*** Data lines

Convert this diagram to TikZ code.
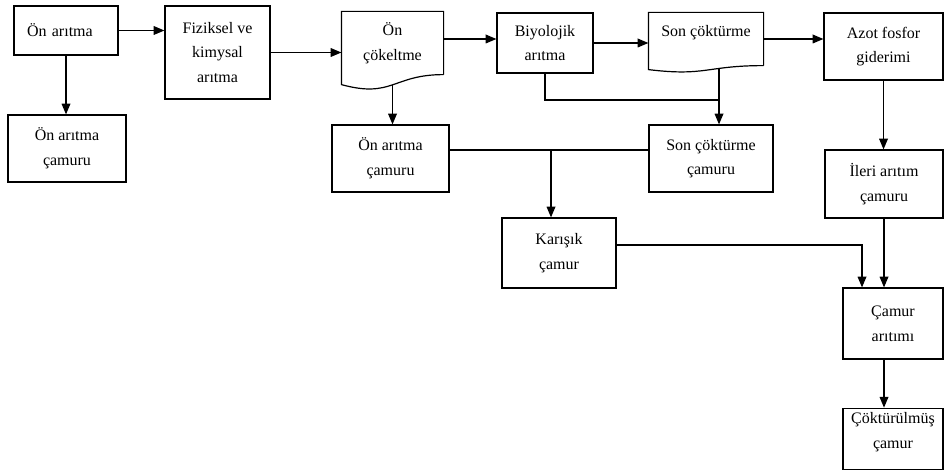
\documentclass[tikz,border=0pt]{standalone}
\usepackage{fontspec}
\setmainfont{Liberation Serif}
\usetikzlibrary{arrows.meta,calc}

% document outline with a wavy bottom: node, left drop, curve depth
\newcommand{\docline}[3]{%
  \draw (#1.south east) -- (#1.north east) -- (#1.north west) -- ([yshift=-#2]#1.south west)
    .. controls ([yshift=-#3]#1.south) and (#1.south) .. (#1.south east);
}

\begin{document}
\begin{tikzpicture}[x=0.75pt,y=-0.75pt,line width=0.9pt,
    font=\fontsize{12}{18.5}\selectfont,
    box/.style={draw,align=center,inner sep=2pt},
    doc/.style={align=center,inner sep=2pt},
    >={Triangle[length=8pt,width=6.5pt]}]
    \useasboundingbox (0,0) rectangle (944,470);

    % top row
    \node[box,minimum width=78pt,minimum height=36.75pt,text width=58.5pt,align=left,inner xsep=9.75pt] (onar) at (66,30.5) {Ön arıtma};
    \node[box,minimum width=78.75pt,minimum height=69.75pt] (fiz) at (217.5,52.5) {Fiziksel ve\\kimysal\\arıtma};
    \node[doc,minimum width=75.75pt,minimum height=46.5pt] (oncok) at (392.5,43) {Ön\\çökeltme};
    \docline{oncok}{7.5pt}{18pt}
    \node[box,minimum width=72pt,minimum height=45pt] (biyo) at (545,43) {Biyolojik\\arıtma};
    \node[doc,minimum width=85.5pt,minimum height=39pt,text depth=12pt] (sonc) at (706,39) {Son çöktürme};
    \docline{sonc}{3pt}{8.25pt}
    \node[box,minimum width=89.25pt,minimum height=50.25pt] (azot) at (883.5,46.5) {Azot fosfor\\giderimi};

    % sludge boxes
    \node[box,minimum width=88.5pt,minimum height=50.25pt] (onarcam) at (67,148.5) {Ön arıtma\\çamuru};
    \node[box,minimum width=87.75pt,minimum height=50.25pt] (oncam) at (390.5,158.5) {Ön arıtma\\çamuru};
    \node[box,minimum width=93pt,minimum height=50.25pt] (sonccam) at (711,158.5) {Son çöktürme\\çamuru};
    \node[box,minimum width=88.5pt,minimum height=51pt] (ileri) at (884,184) {İleri arıtım\\çamuru};
    \node[box,minimum width=85.5pt,minimum height=52.5pt] (karisik) at (559,253) {Karışık\\çamur};
    \node[box,minimum width=75pt,minimum height=53.25pt] (camur) at (893,323.5) {Çamur\\arıtımı};
    \node[box,minimum width=75pt,minimum height=45.75pt,text depth=12pt] (cokt) at (893,438.75) {Çöktürülmüş\\çamur};

    % main line
    \draw[->] (onar.east) -- (onar.east -| fiz.west);
    \draw[->] (fiz.east) -- (fiz.east -| oncok.west);
    \draw[->] ([yshift=3pt]oncok.east) -- ([yshift=3pt]oncok.east -| biyo.west);
    \draw[->] (biyo.east) -- (biyo.east -| sonc.west);
    \draw[->] (sonc.east) -- (sonc.east -| azot.west);

    % sludge lines
    \draw[->] (onar.south) -- (onar.south |- onarcam.north);
    \draw[->] (oncok.south) ++(0,10) -- (oncok.south |- oncam.north);
    \coordinate (j1) at (719,100);
    \draw (biyo.south) |- (j1);
    \draw[->] (j1 |- sonc.south) ++(0,3) -- (j1 |- sonccam.north);
    \draw[->] (azot.south) -- (azot.south |- ileri.north);
    \coordinate (j2) at (551,150);
    \draw (oncam.east |- j2) -- (sonccam.west |- j2);
    \draw[->] (j2) -- (j2 |- karisik.north);
    \coordinate (j3) at (862,245);
    \draw[->] (karisik.east |- j3) -- (j3) -- (j3 |- camur.north);
    \draw[->] (ileri.south) -- (ileri.south |- camur.north);
    \draw[->] (ileri.south |- camur.south) -- (ileri.south |- cokt.north);
\end{tikzpicture}
\end{document}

******

### Task brief:
Would you reproduce the lines above, from the very first through the line containing "(0,0) rectangle (944,470);", exactly and without the pictures?

### Written response:
Convert this diagram to TikZ code.
\documentclass[tikz,border=0pt]{standalone}
\usepackage{fontspec}
\setmainfont{Liberation Serif}
\usetikzlibrary{arrows.meta,calc}

% document outline with a wavy bottom: node, left drop, curve depth
\newcommand{\docline}[3]{%
  \draw (#1.south east) -- (#1.north east) -- (#1.north west) -- ([yshift=-#2]#1.south west)
    .. controls ([yshift=-#3]#1.south) and (#1.south) .. (#1.south east);
}

\begin{document}
\begin{tikzpicture}[x=0.75pt,y=-0.75pt,line width=0.9pt,
    font=\fontsize{12}{18.5}\selectfont,
    box/.style={draw,align=center,inner sep=2pt},
    doc/.style={align=center,inner sep=2pt},
    >={Triangle[length=8pt,width=6.5pt]}]
    \useasboundingbox (0,0) rectangle (944,470);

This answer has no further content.